Hi everyone and please click on the title of this post to read more. First off, welcome new subscribers from Mothers and More and from the YMCA fitness day workshop from yesterday. It was a pleasure! Here is a question posed by a Mothers and more member:
From Mothers & More member Christy:
“Does anyone know of a good website, book, or even live
nutritionist who can provide some pragmatic and simple solutions
for getting proper nutrition when time is short, convenience is
crucial, and chicken nuggets and hotdogs are the most frequently
cooked items in my house? I am finding it harder and harder to
eat properly, and it’s starting to show in my waistline. But
with three kids under 5, and a husband who works long hours and
doesn’t cook, I am unlikely to make huge changes in my grocery
shopping and cooking habits.”
Dear Christy, you are not alone with these challenges and your only change will be shopping LESS frequently and cooking more efficiently. Girlfriend! (said in Oprah’s voice), you have come to the right place! Please scroll through past blog posts and take back your kitchen! We are all busy in this get-everything-done culture of ours but cooking food, in my opinion, is a priority since it allows us to STAY ALIVE!

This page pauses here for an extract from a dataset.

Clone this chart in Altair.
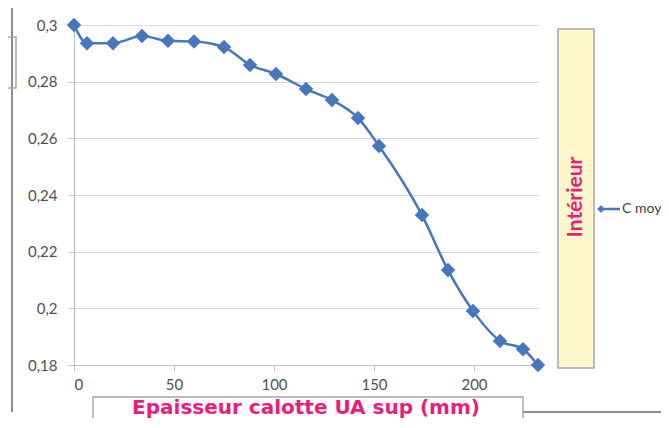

One of the obstacles to cooking is clutter of the mind but also of the kitchen. If we keep our kitchens free of all the unnecessary tools and such that we don’t need hanging around, we’ll feel more “free” to cook and this can lead to more creativity and proficiency in the kitchen.
Mind you, I have a true tendency to clutter. I attach sentimental value to everything, and therefore have a very difficult time letting go. As an example, I am even cluttering my neck at the moment with not two but THREE necklaces that I wear at all times. Why? Because 3 people gave them to me as special gifts, they all have special meaning and they look good (you can see these necklaces in the video below, as well as a trick for blanching brocolli- blanching simply means boiling for a very short amount of time ). I can’t give these lovely necklaces up. If they were dragging me down, however, and I couldn’t stand up straight due to their weight, then I’d have a problem.
Does your clutter get in the way? If so, please give it a little thought and if you need some serious outside help, contact a great organizer, Claudia Lechtman or subscribe to her helpful newsletter at www.organizationmaven.com
For now, here is a different recipe for cold sesame noodles than the one I posted many months ago. Please check your pantry periodically so you don’t clutter your cabinets with the same Asian ingredients you already had but forgot about. My friend Barbara found this recipe and loves it. My husband prefers this one to mine-the nerve! Please let us know which one you prefer in the comments section of the blog. Remember, you can double or triple the sauce, freeze some of it and use it another time. We can buy ALL of these ingredients at an Asian Food store and most of them at Whole Foods. The sesame paste can be substituted with tahini paste. It is very tasty:
Takeout-Style Sesame Noodles
1 pound Chinese egg noodles (1/8,-inch-thick), frozen or (preferably) fresh, available in Asian markets
2 tablespoons sesame oil, plus a splash
3½ tablespoons soy sauce
2 tablespoons Chinese rice vinegar
2 tablespoons Chinese sesame paste
1 tablespoon smooth peanut butter
1 tablespoon sugar
1 tablespoon finely grated ginger
2 teaspoons minced garlic
2 teaspoons chili-garlic paste, or to taste
Half a cucumber, peeled, seeded, and cut into 1/8,-by- 1/8,-by-2-inch sticks
¼ cup chopped roasted peanuts.
1. Bring a large pot of water to a boil. Add noodles and cook until barely tender, about 5 minutes; they should retain a hint of chewiness. Drain, rinse with cold water, drain again and toss with a splash of sesame oil.
2. In a medium bowl, whisk together the remaining 2 tablespoons sesame oil, the soy sauce, rice vinegar, sesame paste, peanut butter, sugar, ginger, garlic and chili-garlic paste.
3. Pour the sauce over the noodles and toss. Transfer to a serving bowl, and garnish with cucumber and peanuts. Serves 4.